Here’s a few statistics that have been left lingering in my mind:

  • 46% of people who leave their children unequal shares do so because of a the behaivour of the child, a lack of relationship with the child, estrangement, addiction etc.
  • 58% of people making wills do so with a general solicitor
  • 15% of people making wills do so with a solicitor who specialises in wills
  • 11% of people making wills use a Will kit
  • 51% of will contest cases are family provision applications
  • 77% of family provision claim contests are successful (of the PT cases reviewed)
  • Recommendations to reducing contestation are also non-legal recommendations; i.e. engaging other professionals to try and address underlying family issues and dynamics e.g. mediation, counselling, communication with family, specialised financial advice.

Consider those for a moment…

The numbers above are concerning, particularly those in respect of the amount of people who leave unequal shares to their estranged children (albeit for what may seem justifiable reason) and then the subsequent number of family provision claims and the success rate of same.  Coincidence?

The study uncovered clients obtaining conflicting advice from will drafters, which then led to them not pursuing making a will or making a change to their prior will. One of the recommendations in respect of reducing contestation was also that lawyers who practice in this area need to know how to properly advise people with complex issues and understand the full range of strategies available to these situations.  However, according to the study, only 15% of testator’s use lawyers that specialise in wills and estate. .

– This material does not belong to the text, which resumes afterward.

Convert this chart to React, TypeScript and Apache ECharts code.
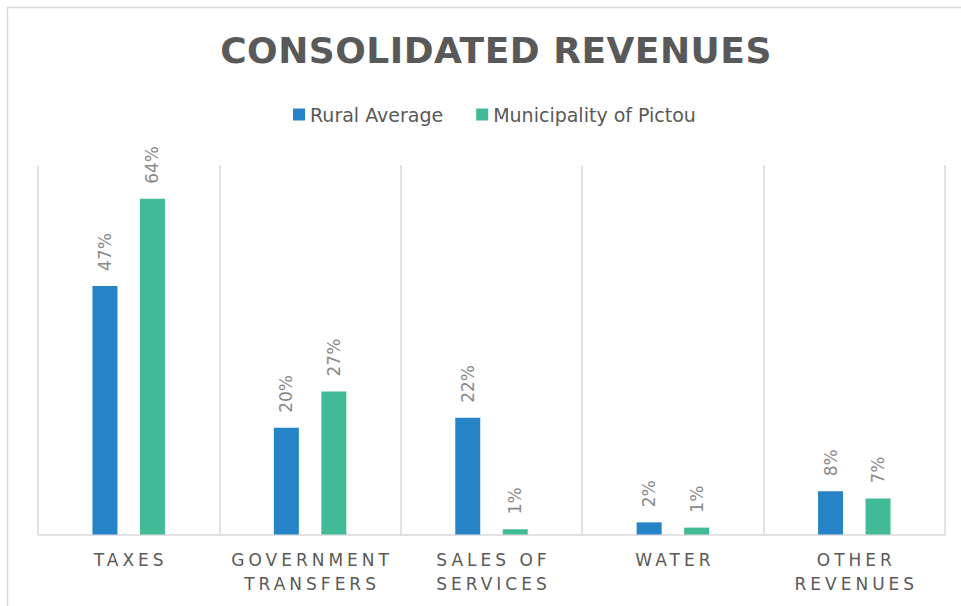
import React, { useEffect, useRef } from "react";
import * as echarts from "echarts";

const titleText = "CONSOLIDATED REVENUES";
const categories = ["TAXES", "GOVERNMENT\nTRANSFERS", "SALES OF\nSERVICES", "WATER", "OTHER\nREVENUES"];
const seriesNames = ["Rural Average", "Municipality of Pictou"];
const ruralAverage = [47.1, 20.2, 22.1, 2.3, 8.2];
const pictou = [63.6, 27.1, 1.0, 1.3, 6.8];
const yMin = 0;
const yMax = 70;

const FONT = "DejaVu Sans";
const AXIS_SPACING = 4;
const TITLE_SPACING = 0.5;

export default function App() {
  const ref = useRef<HTMLDivElement>(null);

  useEffect(() => {
    const el = ref.current!;
    const chart = echarts.init(el, null, { renderer: "svg" });

    const dataLabel = {
      show: true,
      position: "top",
      rotate: 90,
      align: "left",
      verticalAlign: "middle",
      distance: 15,
      color: "#898989",
      fontSize: 17,
      fontFamily: FONT,
      formatter: (p: any) => Math.round(p.value) + "%",
    };

    chart.setOption({
      animation: false,
      backgroundColor: "#ffffff",
      title: {
        text: titleText,
        left: 491,
        top: 27,
        textAlign: "center",
        textStyle: { fontFamily: FONT, fontWeight: "bold", fontSize: 36, color: "#595959" },
      },
      legend: {
        data: seriesNames,
        left: 288,
        top: 100,
        icon: "rect",
        itemWidth: 12,
        itemHeight: 12,
        itemGap: 33,
        textStyle: { fontFamily: FONT, fontSize: 19, color: "#595959" },
      },
      grid: { left: 38, top: 165, width: 907, height: 369.5 },
      xAxis: {
        type: "category",
        data: categories,
        axisLine: { lineStyle: { color: "#d9d9d9", width: 1.5 } },
        axisTick: { show: false },
        splitLine: { show: true, lineStyle: { color: "#d9d9d9", width: 1.5 } },
        axisLabel: {
          interval: 0,
          margin: 13,
          color: "#595959",
          fontSize: 17,
          lineHeight: 24,
          fontFamily: FONT,
        },
      },
      yAxis: { type: "value", min: yMin, max: yMax, show: false },
      series: [
        {
          name: seriesNames[0],
          type: "bar",
          data: ruralAverage,
          barWidth: 25,
          barGap: "90%",
          itemStyle: { color: "#2683C6" },
          label: dataLabel,
        },
        {
          name: seriesNames[1],
          type: "bar",
          data: pictou,
          barWidth: 25,
          barGap: "90%",
          itemStyle: { color: "#42BA97" },
          label: dataLabel,
        },
      ],
      graphic: [
        {
          type: "rect",
          silent: true,
          shape: { x: 7.5, y: 7.5, width: 1000, height: 700 },
          style: { fill: "none", stroke: "#d9d9d9", lineWidth: 1.5 },
        },
      ],
    });

    const axisLines = new Set<string>();
    categories.forEach((c) => c.split("\n").forEach((l) => axisLines.add(l)));
    const applySpacing = () => {
      el.querySelectorAll("text").forEach((t) => {
        const s = (t.textContent || "").trim();
        if (axisLines.has(s)) {
          t.setAttribute("letter-spacing", String(AXIS_SPACING));
          t.setAttribute("dx", String(AXIS_SPACING / 2));
        } else if (s === titleText) {
          t.setAttribute("letter-spacing", String(TITLE_SPACING));
        }
      });
    };
    applySpacing();
    chart.on("finished", applySpacing);
    const raf = requestAnimationFrame(applySpacing);
    const to = setTimeout(applySpacing, 50);

    return () => {
      cancelAnimationFrame(raf);
      clearTimeout(to);
      chart.dispose();
    };
  }, []);

  return (
    <div
      ref={ref}
      style={{ position: "fixed", left: 0, top: 0, width: 961, height: 606, background: "#fff" }}
    />
  );
}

With that thought in mind, there’s one sentence in the report that I personally feel would go a long way to addressing a lot of the issues uncovered in the report and it’s particularly apt to leave this post on that note:

“Will drafters identified as problematic the lack of community understanding of the importance of having an appropriate will, the time involved in drafting a will and the consequences of intestacy and family provision legislation.”